Me encanta observar a la gente cuando estoy sentada en el autobús o en el metro. Y gracias a los teléfonos móviles que nos emperramos en mantener permanentemente en nuestro campo de visión, puedo asegurar que nadie se siente amenazado por el hecho de que yo lo analice visualmente.
Me gusta comprobar que todos más o menos tenemos cara de dormidos a primera hora de la mañana, y de cansados por la tarde, después de la jornada laboral. Me gusta observar la cara de tontos que nos queda a la mayoría cuando observamos a un bebé de pocos meses acurrucado en su cochecito y vigilado de cerca por su orgullosa mamá. Y las caras de bobalicones de una pareja con más de cuarenta por barba, besuqueándose y totalmente ajenos a las miradas de sus vecinos de transporte. Y a la señora mayor que me mira bondadosa, mientras yo le devuelvo una mirada tímida y aparto la vista. Y a esa chica que no para de dibujar bocetos en su cuaderno y que se baja en la parada del College of Arts de Boston. Y la de aquellos dos amigos que se cuentan sus logros en el trabajo, ansiosos por hacerlo bien.
Me gusta observar a la gente. Siempre me ha gustado. Soy una mirada indiscreta que se cierra cuando me atrapan in fraganti.
Considero que los metros de las grandes ciudades cosmopolitas son un centro de diversidad cultural extraordinaria, y me gusta entrometerme por unos segundos en los gestos de mis compañeros momentáneos de trayecto.
Estos días, he llegado a una conclusión:
la tecnología nos une, y la ropa y los accesorios nos define nuestras diferencias culturales.

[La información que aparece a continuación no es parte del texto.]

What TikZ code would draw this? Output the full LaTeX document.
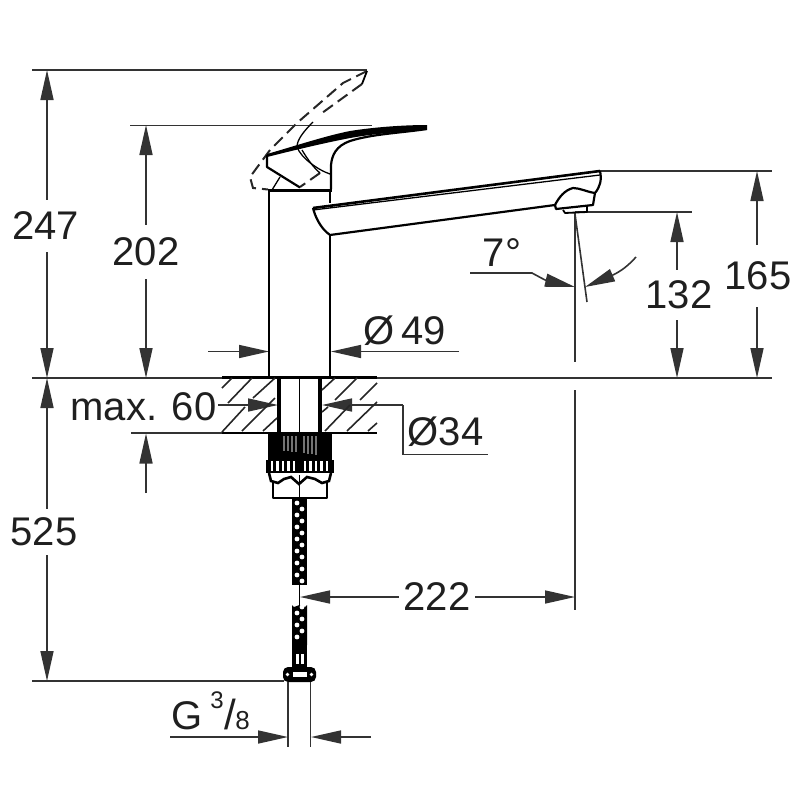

Me explico. La gente toma el autobús o el metro enfundados en unos auriculares Bose, o Sony, y mirando la pantalla de su Apple, o Huawei sin parar. Da igual si su tez es blanca, o rosada, o marrón. Da igual si son mayores, o jóvenes. Todos usamos los mismos artilugios electrónicos que nos evaden de la realidad y nos transportan a unas canciones o a unas vistas más placenteras. Pero si observamos la ropa, podremos comprobar que ésta define mucho más una nacionalidad, sea heredada o no. Por ejemplo, los indios usan colores vistosos y joyas doradas; las mujeres chinas usan pamelas con frecuencia, para protegerse de la luz solar nociva, y prendas de ganchillo, sean armillas o la bajera de los pantalones. Los europeos del este son sobrios y gastan colores grises. Los norteamericanos tienden a usar ropa extremadamente cómoda sin importar que la selección de la parte de abajo y de arriba concuerde visualmente.
Me gusta este mezcla homogenia, o esta heterogeneidad simplificada.
Me gusta observar a las personas. Me gusta encontrar diferencias. Y similitudes.